What makes this particular ringfort at Cush unusual is not just its age, but what was discovered lurking beneath the surface of its southern interior: a large and complex souterrain, an underground stone-lined passage of the kind early medieval communities used for storage or refuge, whose collapsed roof had caused the ground above to subside into a conspicuously uneven surface unlike any of the neighbouring enclosures.

That telltale bumpiness, invisible to most passing eyes, turned out to be a record of something happening underground for well over a thousand years.

The site sits within a substantial archaeological complex on Slievereagh, the grey-streaked mountain in south County Limerick, on what antiquarians identified as the supposed site of Temaír Erann, the ancient cemetery of the Ernai tribe. The scholar Thomas Johnson Westropp wrote about the wider complex in the years around 1917 to 1919, recognising its significance within the local landscape.

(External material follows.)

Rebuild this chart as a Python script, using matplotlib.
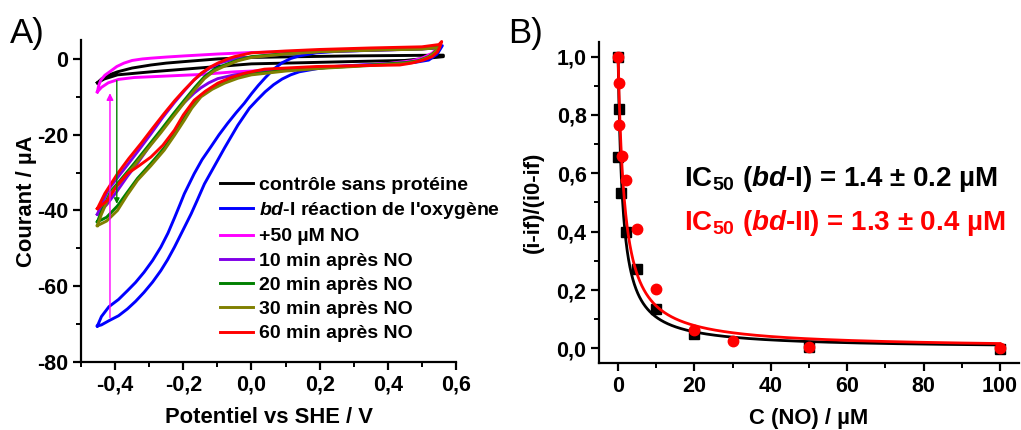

It was Seán P. Ó Ríordáin, however, who excavated this particular enclosure, designated Ringfort 4 of the Southern Group, between 1934 and 1935. His findings, published in 1940, revealed a central hearth, a series of post-holes cut into the bedrock suggesting a timber structure, and partial dry-stone walls that pointed to an overground building associated directly with the souterrain entrance. No complete house plan could be recovered, but the fragments were suggestive enough: people had lived here in some organised fashion, moving between a domestic interior and a deliberately concealed underground space reached not by a stone causeway but, as Ó Ríordáin concluded, by a wooden gangway across the fosse. The ringfort is the middle of three conjoined enclosures and sits inside a large field system, all of which adds to the sense that this was once a busy, organised settlement rather than a single isolated dwelling.

The site lies in rough pasture and remains under Preservation Order 34, issued in January 1935 shortly after excavation began. A post-1700 field boundary, an earth and stone fence, bisects the enclosure along an east-west line, passing directly through what was once its entrance on the western side. That fence remains a useful orientation point for a visitor, as is the subtly uneven ground to the south of it, where the souterrain's collapsed roof still registers as a gentle, irregular depression in the turf. Satellite imagery confirms the circular outline of the fosse quite clearly, so checking an aerial map beforehand is worthwhile before approaching across open pasture.